REBECCA ROBERTS, host:
Vice President Dick Cheney is in Baghdad today on an unannounced visit. But the violence continues unimpeded, striking even areas of Iraq thought safe.
NPR's JJ Sutherland reports from Baghdad.
JJ SUTHERLAND: The vice president's visit, as is standard practice here, wasn't made public until he was already on the ground. He's here to pressure the Iraqi government to set aside factional squabbling and move ahead on resolving issues that sharply divide the country and fuel the ongoing sectarian conflict.
At the top of the list is how to divide the country's oil wealth. For months, a committee has been negotiating on how to do that. The sharpest division is how much power the different oil-producing regions will have. The Kurds have already signed some contracts for oil exploration in the north, and that move has angered both Shiites and Sunnis.

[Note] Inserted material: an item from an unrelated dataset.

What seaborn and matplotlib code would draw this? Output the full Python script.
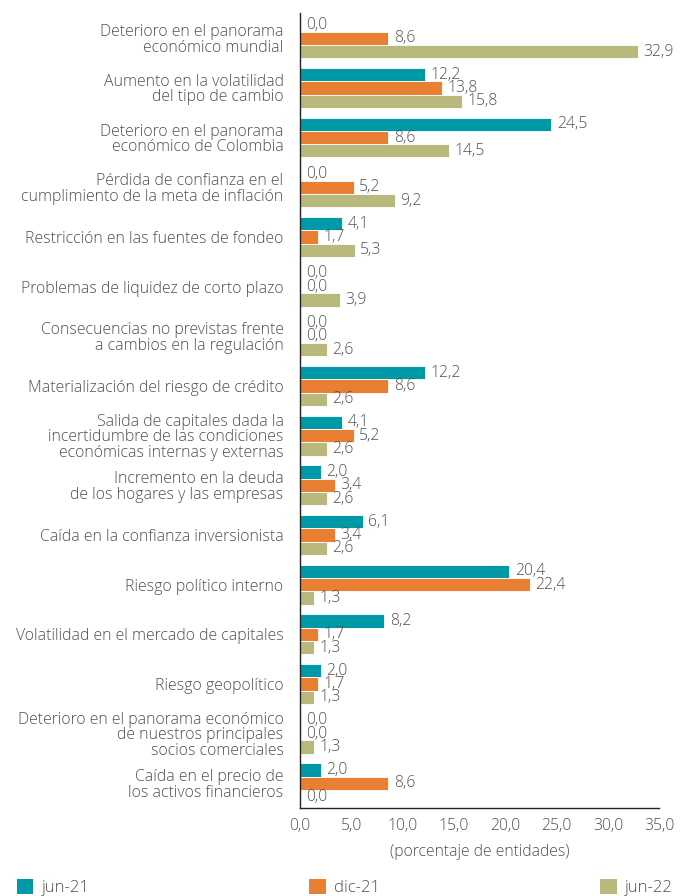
import matplotlib
matplotlib.use("Agg")
import matplotlib.pyplot as plt
import seaborn as sns
import pandas as pd
import numpy as np
from matplotlib.patches import Patch

categories = [
    "Deterioro en el panorama\neconómico mundial",
    "Aumento en la volatilidad\ndel tipo de cambio",
    "Deterioro en el panorama\neconómico de Colombia",
    "Pérdida de confianza en el\ncumplimiento de la meta de inflación",
    "Restricción en las fuentes de fondeo",
    "Problemas de liquidez de corto plazo",
    "Consecuencias no previstas frente\na cambios en la regulación",
    "Materialización del riesgo de crédito",
    "Salida de capitales dada la\nincertidumbre de las condiciones\neconómicas internas y externas",
    "Incremento en la deuda\nde los hogares y las empresas",
    "Caída en la confianza inversionista",
    "Riesgo político interno",
    "Volatilidad en el mercado de capitales",
    "Riesgo geopolítico",
    "Deterioro en el panorama económico\nde nuestros principales\nsocios comerciales",
    "Caída en el precio de\nlos activos financieros",
]
jun21 = [0.0, 12.2, 24.5, 0.0, 4.1, 0.0, 0.0, 12.2, 4.1, 2.0, 6.1, 20.4, 8.2, 2.0, 0.0, 2.0]
dic21 = [8.6, 13.8, 8.6, 5.2, 1.7, 0.0, 0.0, 8.6, 5.2, 3.4, 3.4, 22.4, 1.7, 1.7, 0.0, 8.6]
jun22 = [32.9, 15.8, 14.5, 9.2, 5.3, 3.9, 2.6, 2.6, 2.6, 2.6, 2.6, 1.3, 1.3, 1.3, 1.3, 0.0]
series = ["jun-21", "dic-21", "jun-22"]
colors = ["#0099A8", "#E97F32", "#B9B97D"]
xticks = [0, 5, 10, 15, 20, 25, 30, 35]

sns.set_theme(style="white")
plt.rcParams["font.family"] = ["Open Sans", "DejaVu Sans"]
plt.rcParams["font.weight"] = "light"
TXT = "#505050"

rows = []
for c, a, b, d in zip(categories, jun21, dic21, jun22):
    rows.append((c, "jun-21", a))
    rows.append((c, "dic-21", b))
    rows.append((c, "jun-22", d))
df = pd.DataFrame(rows, columns=["cat", "serie", "val"])

fig = plt.figure(figsize=(6.83, 8.96), dpi=100)
ax = fig.add_axes([0.4395, 0.098, 0.5256, 0.887])
sns.barplot(data=df, y="cat", x="val", hue="serie", order=categories,
            hue_order=series, palette=colors, saturation=1, orient="h", width=0.8,
            edgecolor="white", linewidth=0.6, ax=ax, legend=False)

for cont in ax.containers:
    labels = [f"{v:.1f}".replace(".", ",") for v in cont.datavalues]
    ax.bar_label(cont, labels=labels, padding=4, fontsize=11.3, color=TXT,
                 fontweight="light")

ax.set_xlim(0, 35)
ax.set_xticks(xticks)
ax.set_xticklabels([f"{t:.1f}".replace(".", ",") for t in xticks])
ax.set_ylabel("")
ax.set_xlabel("(porcentaje de entidades)", fontsize=11.3, color=TXT, labelpad=7,
              fontweight="light")
ax.tick_params(axis="x", direction="in", length=5, width=0.8, colors="#333333",
               labelsize=11.3, labelcolor=TXT, pad=7)
ax.tick_params(axis="y", length=0, labelsize=11.4, labelcolor=TXT, pad=12)
for lab in ax.get_yticklabels():
    lab.set_linespacing(0.95)
    lab.set_fontweight("light")
for lab in ax.get_xticklabels():
    lab.set_fontweight("light")
for s in ["top", "right"]:
    ax.spines[s].set_visible(False)
for s in ["left", "bottom"]:
    ax.spines[s].set_color("#222222")
    ax.spines[s].set_linewidth(1.0)

handles = [Patch(facecolor=c, edgecolor="none") for c in colors]
fig.legend(handles, series, loc="lower left", bbox_to_anchor=(0.01, -0.011, 0.99, 0.03),
           mode="expand", ncol=3, frameon=False, fontsize=12,
           handlelength=1.0, handleheight=1.0, handletextpad=0.5,
           borderaxespad=0.2, labelcolor=TXT)

fig.savefig("out.png", dpi=100)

Another issue that remains unresolved is how to engage disenfranchised Sunni Iraqis in the political process. One stumbling block is the strict deBaathification laws put into place after the fall of Saddam. Thousands of Sunnis were forced out of their jobs and have been unemployed and unemployable ever since.
Cheney is also expected to ask the Iraqi parliament not to take a summer vacation this year. They had planned on taking July and August off, a move that angered the Bush administration and Congress.
But the violence continues unabated. Kurdistan was the site of a massive bombing today. A suicide bomber drove a truck loaded with hundreds of pounds of explosives, covered with detergent, into the center of the city of Arbil. There, he detonated the bomb in front of the Kurdish Interior Ministry. At least 19 people were killed and scores more were wounded in the blast, including children on their way to school. Some of the bodies were burnt beyond recognition.
Kurdistan has been something of a safe haven from the violence in much of the rest of the country. Bombings are rare and thousands of people have fled there in an attempt to find a place unvisited by the carnage.